Can you output, word for word, the lines between the one holding "Generate a Python" and the one holding "f1 = 2405 + 627 / 6.96", inclusive, leaving out any pictures?

>> START Record set

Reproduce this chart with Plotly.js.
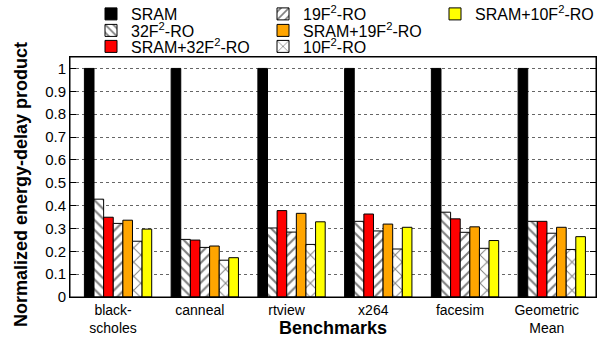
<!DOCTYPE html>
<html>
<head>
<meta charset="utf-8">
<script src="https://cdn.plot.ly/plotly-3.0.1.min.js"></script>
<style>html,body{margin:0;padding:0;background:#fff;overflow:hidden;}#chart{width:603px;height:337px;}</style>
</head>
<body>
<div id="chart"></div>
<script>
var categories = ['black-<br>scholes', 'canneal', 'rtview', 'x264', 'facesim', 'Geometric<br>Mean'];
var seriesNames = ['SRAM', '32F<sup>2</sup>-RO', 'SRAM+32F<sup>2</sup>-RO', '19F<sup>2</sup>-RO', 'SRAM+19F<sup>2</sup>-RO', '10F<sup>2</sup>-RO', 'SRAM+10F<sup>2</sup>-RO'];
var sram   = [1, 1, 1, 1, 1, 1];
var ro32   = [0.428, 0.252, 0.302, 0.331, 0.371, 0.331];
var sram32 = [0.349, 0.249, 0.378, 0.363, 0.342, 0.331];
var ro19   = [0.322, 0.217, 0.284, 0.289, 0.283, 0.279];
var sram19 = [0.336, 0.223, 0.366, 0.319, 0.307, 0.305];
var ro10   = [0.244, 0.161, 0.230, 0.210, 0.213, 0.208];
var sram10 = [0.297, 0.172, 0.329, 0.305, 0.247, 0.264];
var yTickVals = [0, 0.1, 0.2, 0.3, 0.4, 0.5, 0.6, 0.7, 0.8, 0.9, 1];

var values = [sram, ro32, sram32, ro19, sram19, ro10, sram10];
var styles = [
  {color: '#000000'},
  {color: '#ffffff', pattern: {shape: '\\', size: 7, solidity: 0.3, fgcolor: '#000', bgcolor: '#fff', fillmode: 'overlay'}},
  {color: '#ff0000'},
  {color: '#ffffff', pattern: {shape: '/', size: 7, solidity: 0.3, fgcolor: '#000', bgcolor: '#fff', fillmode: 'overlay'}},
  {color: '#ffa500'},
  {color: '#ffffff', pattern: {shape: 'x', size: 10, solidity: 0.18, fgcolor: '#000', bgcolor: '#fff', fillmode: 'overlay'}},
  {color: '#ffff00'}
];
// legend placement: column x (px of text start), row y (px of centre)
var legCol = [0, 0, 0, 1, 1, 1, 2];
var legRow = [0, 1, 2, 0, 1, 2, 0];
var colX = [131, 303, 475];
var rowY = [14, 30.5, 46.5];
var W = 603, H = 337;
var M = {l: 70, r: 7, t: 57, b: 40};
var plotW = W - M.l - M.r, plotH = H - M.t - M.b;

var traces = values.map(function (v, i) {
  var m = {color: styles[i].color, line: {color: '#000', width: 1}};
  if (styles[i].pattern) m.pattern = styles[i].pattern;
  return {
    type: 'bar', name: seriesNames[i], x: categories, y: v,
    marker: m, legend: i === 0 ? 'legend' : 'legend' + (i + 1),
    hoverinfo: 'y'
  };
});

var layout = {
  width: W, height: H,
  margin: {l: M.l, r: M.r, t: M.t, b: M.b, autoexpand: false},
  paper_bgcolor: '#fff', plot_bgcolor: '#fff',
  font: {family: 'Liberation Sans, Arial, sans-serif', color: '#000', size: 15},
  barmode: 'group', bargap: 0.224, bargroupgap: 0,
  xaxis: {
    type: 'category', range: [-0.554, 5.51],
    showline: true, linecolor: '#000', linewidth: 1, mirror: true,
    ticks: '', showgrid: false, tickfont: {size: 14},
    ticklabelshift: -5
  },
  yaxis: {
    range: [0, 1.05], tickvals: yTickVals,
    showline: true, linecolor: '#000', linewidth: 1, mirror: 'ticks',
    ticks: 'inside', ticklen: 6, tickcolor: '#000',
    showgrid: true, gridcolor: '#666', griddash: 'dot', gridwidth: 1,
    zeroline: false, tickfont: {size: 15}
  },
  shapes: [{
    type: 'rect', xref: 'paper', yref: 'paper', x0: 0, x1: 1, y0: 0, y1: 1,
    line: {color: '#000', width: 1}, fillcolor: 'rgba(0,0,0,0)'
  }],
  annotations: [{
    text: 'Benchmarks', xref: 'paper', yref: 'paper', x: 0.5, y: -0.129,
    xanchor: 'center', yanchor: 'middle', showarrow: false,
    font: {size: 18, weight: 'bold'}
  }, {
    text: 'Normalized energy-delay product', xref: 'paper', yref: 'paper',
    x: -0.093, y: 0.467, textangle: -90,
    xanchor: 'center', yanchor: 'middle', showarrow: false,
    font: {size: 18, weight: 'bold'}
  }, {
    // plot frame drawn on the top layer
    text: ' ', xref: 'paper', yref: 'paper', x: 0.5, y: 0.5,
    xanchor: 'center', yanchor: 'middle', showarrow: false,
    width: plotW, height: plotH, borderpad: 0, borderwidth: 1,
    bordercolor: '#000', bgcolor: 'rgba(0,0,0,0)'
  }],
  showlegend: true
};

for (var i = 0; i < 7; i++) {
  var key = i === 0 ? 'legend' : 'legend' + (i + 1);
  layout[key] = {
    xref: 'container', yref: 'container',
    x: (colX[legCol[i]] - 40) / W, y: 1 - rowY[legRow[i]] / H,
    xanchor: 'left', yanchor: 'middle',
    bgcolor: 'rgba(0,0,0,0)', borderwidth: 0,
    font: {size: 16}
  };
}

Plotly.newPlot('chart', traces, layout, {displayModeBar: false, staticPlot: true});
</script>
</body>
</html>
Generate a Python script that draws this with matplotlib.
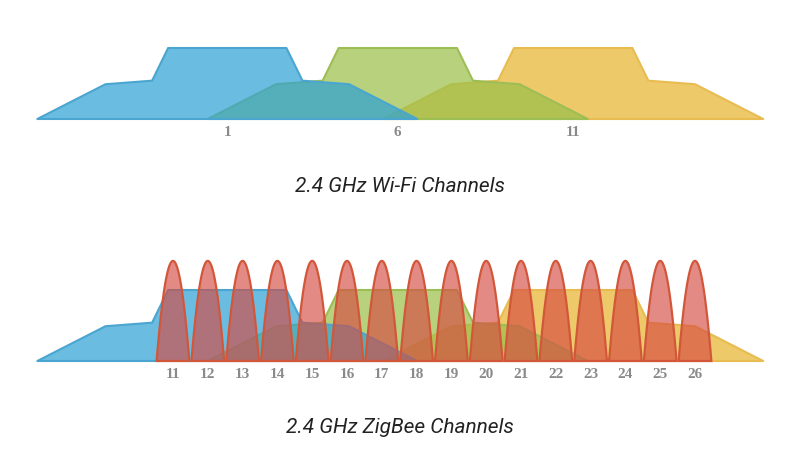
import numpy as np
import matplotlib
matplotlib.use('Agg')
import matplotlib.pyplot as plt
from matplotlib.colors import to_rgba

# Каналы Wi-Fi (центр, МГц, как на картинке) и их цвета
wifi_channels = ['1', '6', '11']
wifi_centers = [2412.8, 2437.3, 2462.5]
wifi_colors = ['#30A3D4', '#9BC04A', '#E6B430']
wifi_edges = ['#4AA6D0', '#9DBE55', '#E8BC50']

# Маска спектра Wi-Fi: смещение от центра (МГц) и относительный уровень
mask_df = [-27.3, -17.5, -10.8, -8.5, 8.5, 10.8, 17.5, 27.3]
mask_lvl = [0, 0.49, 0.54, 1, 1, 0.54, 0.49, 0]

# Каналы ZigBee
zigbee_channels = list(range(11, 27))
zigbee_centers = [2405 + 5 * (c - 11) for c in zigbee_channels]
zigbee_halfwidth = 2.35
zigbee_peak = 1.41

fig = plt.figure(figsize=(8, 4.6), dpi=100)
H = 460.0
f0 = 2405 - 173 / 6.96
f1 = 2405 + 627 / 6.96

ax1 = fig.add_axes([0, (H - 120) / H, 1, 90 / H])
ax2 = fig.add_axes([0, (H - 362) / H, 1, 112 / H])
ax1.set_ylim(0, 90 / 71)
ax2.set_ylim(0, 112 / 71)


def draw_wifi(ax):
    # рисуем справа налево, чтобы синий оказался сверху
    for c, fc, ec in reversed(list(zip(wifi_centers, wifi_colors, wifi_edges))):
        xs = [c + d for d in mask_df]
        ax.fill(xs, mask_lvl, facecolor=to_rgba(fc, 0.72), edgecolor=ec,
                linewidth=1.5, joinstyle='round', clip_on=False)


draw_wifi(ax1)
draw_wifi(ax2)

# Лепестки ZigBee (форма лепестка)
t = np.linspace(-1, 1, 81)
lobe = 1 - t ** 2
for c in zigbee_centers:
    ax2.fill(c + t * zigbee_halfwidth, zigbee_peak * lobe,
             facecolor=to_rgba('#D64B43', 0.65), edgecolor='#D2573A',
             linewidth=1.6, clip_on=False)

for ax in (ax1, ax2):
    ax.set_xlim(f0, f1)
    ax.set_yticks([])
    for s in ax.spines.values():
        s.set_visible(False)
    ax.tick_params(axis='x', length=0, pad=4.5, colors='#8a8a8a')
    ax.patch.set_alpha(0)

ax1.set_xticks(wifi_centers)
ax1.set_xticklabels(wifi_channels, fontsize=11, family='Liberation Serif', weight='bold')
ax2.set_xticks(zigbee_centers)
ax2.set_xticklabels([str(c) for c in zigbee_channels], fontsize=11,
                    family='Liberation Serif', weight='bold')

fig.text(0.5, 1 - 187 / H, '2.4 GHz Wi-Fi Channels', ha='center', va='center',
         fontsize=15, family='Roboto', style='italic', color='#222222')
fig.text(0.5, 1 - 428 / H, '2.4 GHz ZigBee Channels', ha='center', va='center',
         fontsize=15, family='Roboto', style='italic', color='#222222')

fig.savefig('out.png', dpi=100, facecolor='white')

>> END Record set

* Solution:
Generate a Python script that draws this with matplotlib.
import numpy as np
import matplotlib
matplotlib.use('Agg')
import matplotlib.pyplot as plt
from matplotlib.colors import to_rgba

# Каналы Wi-Fi (центр, МГц, как на картинке) и их цвета
wifi_channels = ['1', '6', '11']
wifi_centers = [2412.8, 2437.3, 2462.5]
wifi_colors = ['#30A3D4', '#9BC04A', '#E6B430']
wifi_edges = ['#4AA6D0', '#9DBE55', '#E8BC50']

# Маска спектра Wi-Fi: смещение от центра (МГц) и относительный уровень
mask_df = [-27.3, -17.5, -10.8, -8.5, 8.5, 10.8, 17.5, 27.3]
mask_lvl = [0, 0.49, 0.54, 1, 1, 0.54, 0.49, 0]

# Каналы ZigBee
zigbee_channels = list(range(11, 27))
zigbee_centers = [2405 + 5 * (c - 11) for c in zigbee_channels]
zigbee_halfwidth = 2.35
zigbee_peak = 1.41

fig = plt.figure(figsize=(8, 4.6), dpi=100)
H = 460.0
f0 = 2405 - 173 / 6.96
f1 = 2405 + 627 / 6.96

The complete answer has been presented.